I have had several clients who came to me because of keyword ad accounts that were handled poorly by their previous service provider. In the worst cases, some of them were victims of out-and-out fraud. One case in particular stands out in my mind.
I had an accountant approach me with complaints that he had been spending $400 to $600 per month for the previous 6 months for 200 guaranteed clicks to his Website per month. “Wow… that’s a pretty good guarantee,” you might be thinking. And he received a report from his provider each month that substantiated that he was in fact getting that kind of traffic (more than 200 hits per month) from his keyword ad campaigns. His complaint, however, was that he had no new clients that came from his Website (otherwise called “conversions” from ad response to customer). The ratios of hits (impressions) to sales (conversions) seemed unreasonably low. I was suspicious.
I did a bit of research on his Website’s performance, and what I found was disturbing (but all too common). His account was set to automatically replenish (re bill his credit card) on the fifteenth of each month, up to his specified maximum monthly budget of $500 or so. That means that if his account balance was $250 on the fourteenth of the month, another $250 would be charged to him to restore his account balance to $500. Each click cost him money, and over the next 30 days his balance would incrementally be debited until it came time to replenish it on the fifteenth of the following month. If he ever hit zero, his ad would “fall off the map,” but such a billing plan assured him that he would never go beyond his budget. Sounds like a foolproof way to advertise, right? Guaranteed hits with no cost overruns! It gave him a false sense of security, and he was getting scammed!
When I did an analysis of his Website traffic, I saw a steady trend of visitors that came from a variety of sources, some of them from his paid-for advertising campaign. I counted about 20 to 30 hits related to his pay-per-click deal. Suspiciously, however, he had about 150 to 180 hits on the fourteenth of each month, the day before his account replenished. It never took him down to zero, so he didn’t think anything strange was going on. But it seemed apparent that whoever was managing his account was taking advantage of his trusting nature, and he was paying for artificial hits. His reports showed over 200 hits, just as he was promised, but he was unwittingly padding the pockets of his account manager!

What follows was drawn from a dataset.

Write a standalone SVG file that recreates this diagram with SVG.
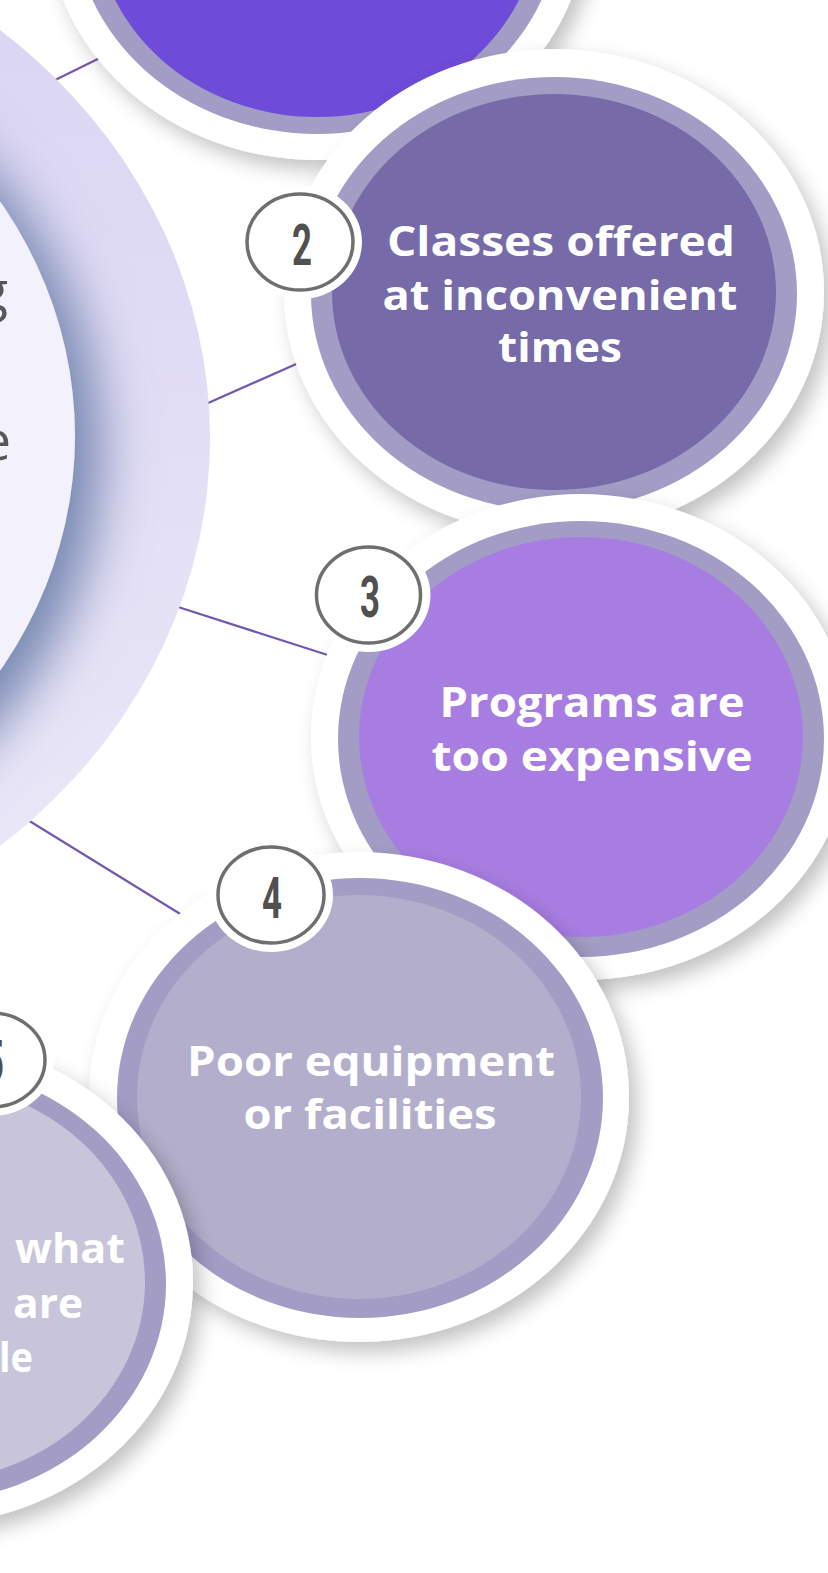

Don’t let that happen to you! I didn’t relay that story to scare you or to deter you from using paid-for advertising. Really, paid ads are extremely effective in the right situations. I simply want you to realize that, like everything else with doing business online, there is often more than meets the eye. Forewarned is forearmed. Get into the game of marketing your Website, but do it with a wise eye and wary wallet. The best approach is likely to be one that combines the three types of advertisements bulleted above, so you can measure which one works best for your particular campaign. You might also want to try a Text Message Marketing (TMM) portal to supplement your variable advertising budget with a flat rate option! Text Message Marketing (TMM) is a relatively new marketing trend that appeals to millions of consumers for a number of reasons.
Most solution providers and SEM companies that have been around for awhile are reputable or they wouldn’t stay in business. But you must take an active interest in the management of your advertising budget. Ensure that your SEM provider gives you more than just a total-hits-per-month report and an invoice for recharging your account. You should require them to provide you with the Website analytics that show all of your traffic, the trends, the hits-per-page, hits-per-day, sources of hits (so you can ensure they’re from different addresses), keywords used to find you, and so forth. Even if you never look at the details of those reports, the fact that they are provided to you will be a deterrent to keep your SEM provider honest. They probably are honest anyway, but in the end you have to CYA (cover your assets).